My grandmother had a plant on her kitchen windowsill for eleven years. A pothos, broad-leafed and green, the kind that doesn't ask for much. She watered it every Sunday after church, the same way she did most things: quietly, faithfully, without making a production of it.

Last spring my cousin Marcus, who was eight and therefore certain about everything, walked into the kitchen and announced that the plant was dead.

"Grammy, that thing is trash," he said. "Look at it."

He wasn't entirely wrong. The leaves had gone from green to yellow to a papery brown at the edges. Roots had pushed up through the soil and curled over the rim of the pot like the plant was trying to climb out. The pot itself had cracked down one side.

My grandmother set down her dish towel and looked at him.

"The plant isn't trash," she said. "The pot is."

She pulled an old newspaper from the stack by the back door, the kind she kept for exactly this purpose, and spread it on the table. She worked the root ball out, gently, and showed Marcus what was underneath. White roots, dense and alive, pressing in every direction. The plant had simply run out of room. It had grown past what the pot could hold.

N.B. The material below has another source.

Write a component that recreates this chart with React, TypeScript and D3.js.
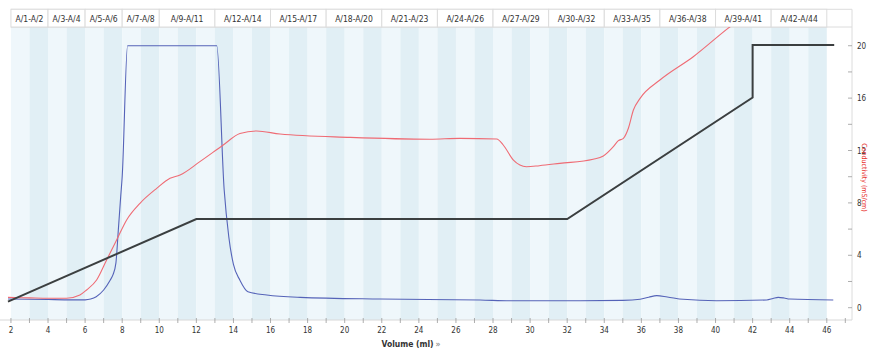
import React from "react";
import * as d3 from "d3";

// Fraction groups shown in the header row (first and last fraction of each group)
const groupFirst = [1, 3, 5, 7, 9, 12, 15, 18, 21, 24, 27, 30, 33, 36, 39, 42];
const groupLast = [2, 4, 6, 8, 11, 14, 17, 20, 23, 26, 29, 32, 35, 38, 41, 44];
const groupLabels = [
  "A/1-A/2", "A/3-A/4", "A/5-A/6", "A/7-A/8", "A/9-A/11", "A/12-A/14",
  "A/15-A/17", "A/18-A/20", "A/21-A/23", "A/24-A/26", "A/27-A/29",
  "A/30-A/32", "A/33-A/35", "A/36-A/38", "A/39-A/41", "A/42-A/44",
];
// Each fraction is 1 ml, fraction 1 starts at 2 ml
const fractionCount = 44;
const fractionStart = 2;

const xTickValues = d3.range(2, 48, 1);
const xLabelValues = d3.range(2, 47, 2);
const yTickValues = d3.range(0, 21, 2);
const yLabelValues = [0, 4, 8, 12, 16, 20];

// UV absorbance trace
const uvVolume = [1.84, 4, 5, 6, 6.3, 6.6, 7, 7.35, 7.5, 7.66, 7.79, 7.92, 8.0, 8.29, 13.1, 13.5, 13.75, 14.0, 14.35, 14.78, 15.8, 17.6, 21.9, 27.3, 28.9, 32.7, 35.0, 35.93, 36.4, 36.83, 37.4, 38.26, 40.06, 42.76, 43.1, 43.38, 43.7, 44.0, 46.35];
const uvValue = [0.66, 0.62, 0.6, 0.6, 0.66, 0.84, 1.35, 2.1, 2.5, 3.4, 5.9, 8.5, 10.0, 20.0, 20.0, 9.0, 5.4, 3.3, 2.1, 1.22, 0.97, 0.79, 0.66, 0.59, 0.53, 0.53, 0.56, 0.64, 0.8, 0.92, 0.82, 0.64, 0.53, 0.59, 0.7, 0.79, 0.74, 0.66, 0.59];

// Conductivity trace
const condVolume = [1.84, 3, 4, 5.0, 5.72, 6.08, 6.62, 7.16, 7.7, 8.24, 8.96, 9.86, 10.58, 11.12, 12.19, 13.45, 14.35, 15.25, 16.51, 20.3, 24.6, 26.2, 28.2, 28.55, 29.1, 29.45, 29.8, 30.5, 31.6, 33.4, 33.95, 34.49, 34.76, 35.03, 35.3, 35.57, 35.93, 37.0, 38.8, 40.74, 41.5];
const condValue = [0.79, 0.75, 0.72, 0.72, 0.97, 1.35, 2.11, 3.64, 5.17, 6.7, 7.97, 9.11, 9.88, 10.13, 11.15, 12.42, 13.3, 13.49, 13.26, 13.0, 12.86, 12.93, 12.88, 12.42, 11.27, 10.89, 10.76, 10.84, 11.02, 11.33, 11.58, 12.29, 12.75, 12.93, 13.7, 15.09, 15.98, 17.38, 19.16, 21.4, 22.2];

// Gradient program
const gradVolume = [1.84, 12, 32, 42, 42, 46.4];
const gradValue = [0.46, 6.77, 6.77, 16.05, 20.05, 20.05];

const W = 870;
const H = 349;
const plotLeft = 0;
const plotRight = 852;
const plotTop = 27;
const plotBottom = 320;
const headerTop = 9.3;

const font = "'Liberation Sans Narrow', 'DejaVu Sans Condensed', 'Arial Narrow', sans-serif";

export default function App() {
  const x = d3.scaleLinear().domain([1.41, 47.36]).range([plotLeft, plotRight]);
  const y = d3.scaleLinear().domain([-0.94, 21.43]).range([plotBottom, plotTop]);

  const smooth = d3
    .line<[number, number]>()
    .x((d) => x(d[0]))
    .y((d) => y(d[1]))
    .curve(d3.curveMonotoneX);
  const straight = d3
    .line<[number, number]>()
    .x((d) => x(d[0]))
    .y((d) => y(d[1]));

  const uvPts = uvVolume.map((v, i) => [v, uvValue[i]] as [number, number]);
  const condPts = condVolume.map((v, i) => [v, condValue[i]] as [number, number]);
  const gradPts = gradVolume.map((v, i) => [v, gradValue[i]] as [number, number]);

  const fractions = d3.range(1, fractionCount + 1);
  const fx0 = (f: number) => x(fractionStart + f - 1);
  const fx1 = (f: number) => x(fractionStart + f);

  return (
    <svg
      width={W}
      height={H}
      style={{ position: "absolute", left: 0, top: 0, background: "#fff" }}
      fontFamily={font}
    >
      <defs>
        <clipPath id="plotClip">
          <rect x={plotLeft} y={plotTop} width={plotRight - plotLeft} height={plotBottom - plotTop} />
        </clipPath>
      </defs>

      {/* fraction bands */}
      {fractions.map((f) => (
        <rect
          key={f}
          x={fx0(f)}
          y={plotTop}
          width={fx1(f) - fx0(f)}
          height={plotBottom - plotTop}
          fill={f % 2 === 1 ? "#eff7fb" : "#e1eff5"}
        />
      ))}

      {/* header row with fraction groups */}
      <line x1={fx0(1)} x2={plotRight} y1={headerTop} y2={headerTop} stroke="#dcdcdc" />
      <line x1={fx0(1)} x2={plotRight} y1={plotTop} y2={plotTop} stroke="#dcdcdc" />
      {groupLabels.map((lab, i) => {
        const a = fx0(groupFirst[i]);
        const b = fx1(groupLast[i]);
        return (
          <g key={lab}>
            <rect x={a} y={headerTop} width={b - a} height={plotTop - headerTop} fill="#fff" stroke="#dcdcdc" strokeWidth={1} />
            <text x={(a + b) / 2} y={21.5} textAnchor="middle" fontSize={8.5} fill="#333">
              {lab}
            </text>
          </g>
        );
      })}
      <line x1={plotRight} x2={plotRight} y1={headerTop} y2={plotBottom} stroke="#dcdcdc" />

      {/* traces */}
      <g clipPath="url(#plotClip)">
        <path d={smooth(uvPts) ?? ""} fill="none" stroke="#5563b8" strokeWidth={1.1} />
        <path d={smooth(condPts) ?? ""} fill="none" stroke="#ef6b74" strokeWidth={1.1} />
        <path d={straight(gradPts) ?? ""} fill="none" stroke="#3b3f40" strokeWidth={2} />
      </g>

      {/* x axis */}
      <line x1={plotLeft} x2={plotRight} y1={plotBottom} y2={plotBottom} stroke="#d8d8d8" />
      {xTickValues.map((t) => (
        <line key={t} x1={x(t)} x2={x(t)} y1={plotBottom - 2} y2={plotBottom + 3} stroke="#999" strokeWidth={0.8} />
      ))}
      {xLabelValues.map((t) => (
        <text key={t} x={x(t)} y={333} textAnchor="middle" fontSize={8} fill="#333">
          {t}
        </text>
      ))}
      <text x={411} y={347} textAnchor="middle" fontSize={8.5} fontWeight="bold" fill="#333">
        Volume (ml)
        <tspan fill="#999" dx={2}>»</tspan>
      </text>

      {/* right axis */}
      {yTickValues.map((t) => (
        <line key={t} x1={plotRight - 4} x2={plotRight} y1={y(t)} y2={y(t)} stroke="#999" strokeWidth={0.8} />
      ))}
      {yLabelValues.map((t) => (
        <text key={t} x={857} y={y(t) + 3} textAnchor="start" fontSize={8} fill="#333">
          {t}
        </text>
      ))}
      <text
        transform={`translate(863.5, ${(128 + 227) / 2}) rotate(90)`}
        textAnchor="middle"
        dominantBaseline="middle"
        fontSize={7}
        fill="#e8332f"
      >
        Conductivity (mS/cm)
      </text>
    </svg>
  );
}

She moved it to a larger pot that afternoon. By June it had thrown out four new leaves.

I thought about that plant this morning, standing at the edge of a crowd in dark clothes, listening to a pastor speak about my Uncle Al.

The Lord has given him a new pot to live in, he said.

Al was seventy-three. He had filled up every room he ever walked into: loud laugh, wide shoulders, opinions about football and the best way to season a cast iron skillet. He coached youth baseball for twenty years. He drove my mother to her chemotherapy appointments when I was too young and too far away to do it myself. He was the kind of person who ran out of room in whatever space you tried to put him in. He always had.

Lord, plant my feet on higher ground.

I keep thinking about that cracked pot on my grandmother's kitchen table. How Marcus saw trash, and she saw evidence of something outgrowing where it had been. How the roots had been the living thing all along.

The pot is what we bury. The plant is something else.